Na avaliação de Issaaf Kawhawi, a queixa de Polly é uma consequência da monetização dos perfis. “Não podemos perder de vista que os influenciadores não estão descolados da sociedade e das normas que regem o mercado e a mídia. Por exemplo, falar de pressão estética é ir contra um mercado milionário que lucra em cima das inseguranças femininas com seu próprio corpo. Um mercado que tem em influenciadoras grandes aliadas na ampliação de suas mensagens e divulgação de seus produtos.
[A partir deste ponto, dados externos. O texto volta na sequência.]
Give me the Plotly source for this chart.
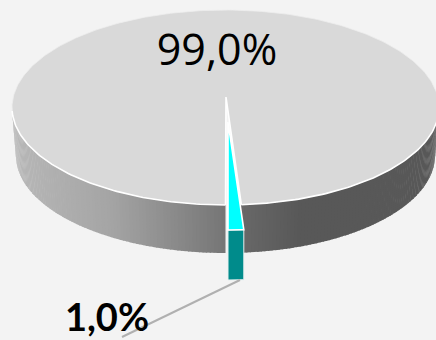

Isso significa que falar contra esse discurso do padrão de beleza feminino”, analisa.
“É também ir contra uma lógica de mercado que foi se naturalizando entre influenciadores: as parcerias com marcas. Então quando uma página de fofoca se recusa a noticiar os malefícios de tratamentos estéticos, por exemplo, em certa medida há aí uma forma de resguardo, de não ir contra um mercado do qual esses perfis também se beneficiam e ajudan a consolidar”, completa.